I'm a little bit irritated by this. Yes, in the DTube discord #faq, as of 5/29/2018, it says that old videos will be deleted, but this is a little understated -- 13 words in tiny font. You'd think this would deserve large, bold-faced, all-caps WE WILL DELETE YOUR VIDEOS AFTER TWO MONTHS TO MAKE SPACE ON OUR SERVERS or maybe not.
I guess I went into this making many assumptions, several of which didn't hold. My mistake.
In all seriousness, I've made 23 DTube posts, earning an average of $6.951 per post. Then 25% is around $1.74 fee per post. Yes, some of my profit was from DTube rewards, so let's round this down generously to $1.00 in fees per post. Some of the posts were lengthy, but others were not.

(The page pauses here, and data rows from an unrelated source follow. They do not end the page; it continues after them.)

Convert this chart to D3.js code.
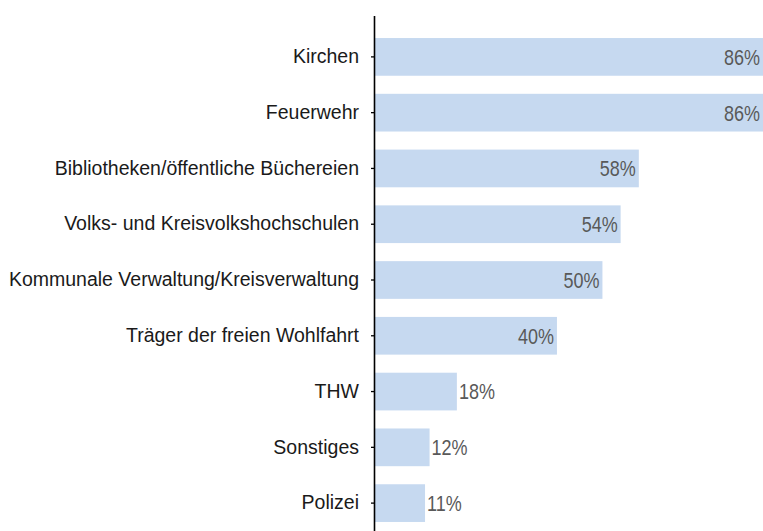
<!DOCTYPE html>
<html>
<head>
<meta charset="utf-8">
<script src="https://cdn.jsdelivr.net/npm/d3@7"></script>
<style>
html, body { margin: 0; padding: 0; background: #fff; }
svg { display: block; overflow: hidden; }
</style>
</head>
<body>
<script>
const categories = [
  "Kirchen",
  "Feuerwehr",
  "Bibliotheken/öffentliche Büchereien",
  "Volks- und Kreisvolkshochschulen",
  "Kommunale Verwaltung/Kreisverwaltung",
  "Träger der freien Wohlfahrt",
  "THW",
  "Sonstiges",
  "Polizei"
];
const values = [86, 86, 58, 54, 50, 40, 18, 12, 11];
const valueLabels = ["86%", "86%", "58%", "54%", "50%", "40%", "18%", "12%", "11%"];

const W = 763, H = 531;
const axisX = 375;
const svg = d3.select("body").append("svg").attr("width", W).attr("height", H);

const x = d3.scaleLinear().domain([0, 85.3]).range([axisX, W]);
const y = d3.scaleBand().domain(categories).range([29, 531]).paddingInner(0.324).paddingOuter(0.162);

const data = categories.map((c, i) => ({ c, v: values[i], l: valueLabels[i] }));

svg.append("g").selectAll("rect").data(data).join("rect")
  .attr("x", axisX)
  .attr("y", d => y(d.c))
  .attr("width", d => x(d.v) - axisX)
  .attr("height", y.bandwidth())
  .attr("fill", "#c6d9f0");

// value labels
svg.append("g").selectAll("text").data(data).join("text")
  .attr("transform", d => {
    const inside = d.v >= 20;
    const xe = Math.min(x(d.v), W);
    const tx = inside ? xe - 3 : xe + 2;
    return `translate(${tx},${y(d.c) + y.bandwidth() / 2}) scale(0.8,1)`;
  })
  .attr("text-anchor", d => d.v >= 20 ? "end" : "start")
  .attr("dy", "0.35em")
  .attr("font-family", "'Liberation Sans', Arial, sans-serif")
  .attr("font-size", "22.5px")
  .attr("fill", "#595959")
  .text(d => d.l);

// y axis
const axis = d3.axisLeft(y).tickSize(4).tickPadding(12).tickSizeOuter(0);
const gA = svg.append("g").attr("transform", `translate(${axisX},0)`).call(axis);
gA.select(".domain").remove();
gA.selectAll(".tick line").attr("stroke", "#000").attr("stroke-width", 1.3);
gA.selectAll(".tick text")
  .attr("font-family", "'Liberation Sans', Arial, sans-serif")
  .attr("font-size", "19.5px")
  .attr("fill", "#1a1a1a");

svg.append("line")
  .attr("x1", axisX - 0.5).attr("x2", axisX - 0.5)
  .attr("y1", 16).attr("y2", H)
  .attr("stroke", "#000").attr("stroke-width", 1.6);
</script>
</body>
</html>
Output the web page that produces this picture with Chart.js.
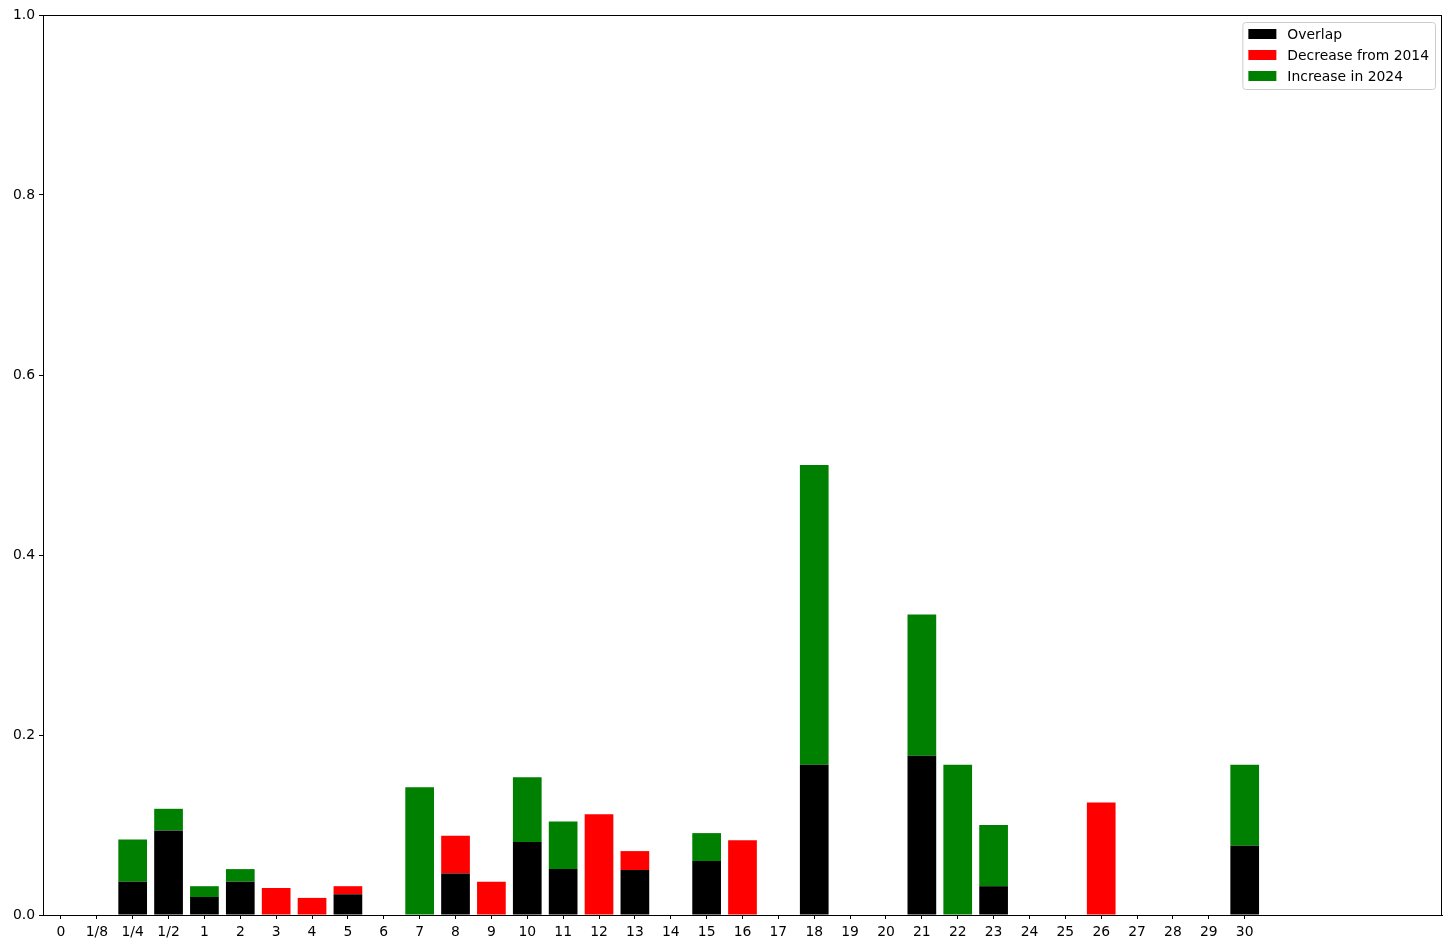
<!DOCTYPE html>
<html>
<head>
<meta charset="utf-8">
<script src="https://cdn.jsdelivr.net/npm/chart.js@4/dist/chart.umd.min.js"></script>
<style>
  html, body { margin: 0; padding: 0; background: #fff; }
  #wrap { width: 1451px; height: 949px; }
</style>
</head>
<body>
<div id="wrap"><canvas id="c"></canvas></div>
<script>
// categories on the x axis
const labels = ['0','1/8','1/4','1/2','1','2','3','4','5','6','7','8','9','10','11','12','13','14','15','16','17','18','19','20','21','22','23','24','25','26','27','28','29','30']

// stacked segments, one value per category
const overlap  = [0,0,0.037,0.094,0.020,0.037,0,0,0.023,0,0,0.046,0,0.081,0.051,0,0.050,0,0.060,0,0,0.167,0,0,0.177,0,0.032,0,0,0,0,0,0,0.077]
const decrease = [0,0,0,0,0,0,0.030,0.019,0.009,0,0,0.042,0.037,0,0,0.112,0.021,0,0,0.083,0,0,0,0,0,0,0,0,0,0.125,0,0,0,0]
const increase = [0,0,0.047,0.024,0.012,0.014,0,0,0,0,0.142,0,0,0.072,0.053,0,0,0,0.031,0,0,0.333,0,0,0.157,0.167,0.068,0,0,0,0,0,0,0.090]

const yTicks = [0, 0.2, 0.4, 0.6, 0.8, 1.0]

const FONT = 'DejaVu Sans'
Chart.defaults.font.family = FONT
Chart.defaults.font.size = 13.9
Chart.defaults.color = '#000'

const pts = arr => arr.map((v, i) => ({x: i, y: v}))

// full box around the axes like matplotlib spines
const frame = {
  id: 'frame',
  afterDraw(chart) {
    const {ctx, chartArea: a} = chart
    ctx.save()
    ctx.strokeStyle = '#000'
    ctx.lineWidth = 1
    ctx.strokeRect(a.left + 0.5, a.top + 0.5, a.right - a.left - 1, a.bottom - a.top)
    ctx.restore()
  }
}

// legend inside the upper right corner
const boxLegend = {
  id: 'boxLegend',
  afterDraw(chart) {
    const {ctx, chartArea: a} = chart
    const sets = chart.data.datasets
    ctx.save()
    ctx.font = '13.9px "' + FONT + '"'
    let tw = 0
    sets.forEach(d => { tw = Math.max(tw, ctx.measureText(d.label).width) })
    const pad = 6, patchW = 28, gap = 11, row = 21
    const w = pad + patchW + gap + tw + pad
    const h = sets.length * row + 4
    const x0 = a.right - 7 - w
    const y0 = a.top + 7
    ctx.fillStyle = 'rgba(255,255,255,0.8)'
    ctx.strokeStyle = '#cccccc'
    ctx.lineWidth = 1
    ctx.beginPath()
    ctx.roundRect(x0 + 0.5, y0 + 0.5, w, h, 3)
    ctx.fill()
    ctx.stroke()
    ctx.textBaseline = 'middle'
    sets.forEach((d, i) => {
      const cy = y0 + 12 + i * row
      ctx.fillStyle = d.backgroundColor
      ctx.fillRect(x0 + pad, cy - 5, patchW, 10)
      ctx.fillStyle = '#000'
      ctx.fillText(d.label, x0 + pad + patchW + gap, cy + 1)
    })
    ctx.restore()
  }
}

new Chart(
  document.getElementById('c'),
  {
    type: 'bar',
    data: {
      datasets: [
        { label: 'Overlap', data: pts(overlap), backgroundColor: '#000000' },
        { label: 'Decrease from 2014', data: pts(decrease), backgroundColor: '#ff0000' },
        { label: 'Increase in 2024', data: pts(increase), backgroundColor: '#008000' }
      ]
    },
    options: {
      responsive: true,
      maintainAspectRatio: false,
      animation: false,
      datasets: {
        bar: { barPercentage: 0.8, categoryPercentage: 1.0, borderWidth: 0 }
      },
      layout: { padding: { top: 15, right: 9, left: 0, bottom: 0 } },
      scales: {
        x: {
          type: 'linear',
          stacked: true,
          min: -0.5,
          max: 38.5,
          offset: false,
          afterBuildTicks: axis => { axis.ticks = labels.map((l, i) => ({value: i})) },
          afterFit: axis => { axis.height = 34 },
          ticks: {
            autoSkip: false,
            maxRotation: 0,
            padding: 5,
            callback: v => labels[v]
          },
          grid: { offset: false, drawOnChartArea: false, drawTicks: true, tickLength: 4, color: '#000' },
          border: { color: '#000', width: 1 }
        },
        y: {
          stacked: true,
          min: 0,
          max: 1,
          afterBuildTicks: axis => { axis.ticks = yTicks.map(v => ({value: v})) },
          afterFit: axis => { axis.width = 43 },
          ticks: {
            padding: 4,
            callback: v => v.toFixed(1)
          },
          grid: { drawOnChartArea: false, drawTicks: true, tickLength: 4, color: '#000' },
          border: { color: '#000', width: 1 }
        }
      },
      plugins: {
        legend: { display: false },
        tooltip: { enabled: false }
      }
    },
    plugins: [frame, boxLegend]
  }
)
</script>
</body>
</html>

Again, if I round up in their favor, were looking at around 2GByte per post.
According to the BTCManager article:
https://btcmanager.com/tag/dtube/
DTube estimates $0.044 per GByte per month. Let's round that up to $0.05.
At this rate, my content should have been viable for 40 months before becoming a financial burden.
Maybe I've made a mistake with the math... let's say I'm wrong by 2x, then the magic number becomes 20 months. This is still one order of magnitude off.
There is something not right here. Am I missing something critical in this estimate?
Anyhow, I'm in the market for a video hosting site. I like the idea of distributed content, but perhaps I should simply pay for my own hosting? I can post and advertise on Steemit and host the data on my own server. Does that make any financial sense? Data storage is cheap if you're only hosting for one person.
Thanks for listening to my rant... I apologize if it sounded too harsh. I don't mean to be. I do think that Steemit (and others) should think about the definition of value and content. It is hard for me to say that persistent content should be given the same value as content that is deleted in 2 months. (My videos showing how to make Pastirma were valued at $68, but now they are worthless because nobody can view them.) But again, there very well might be something that I'm missing in my understanding.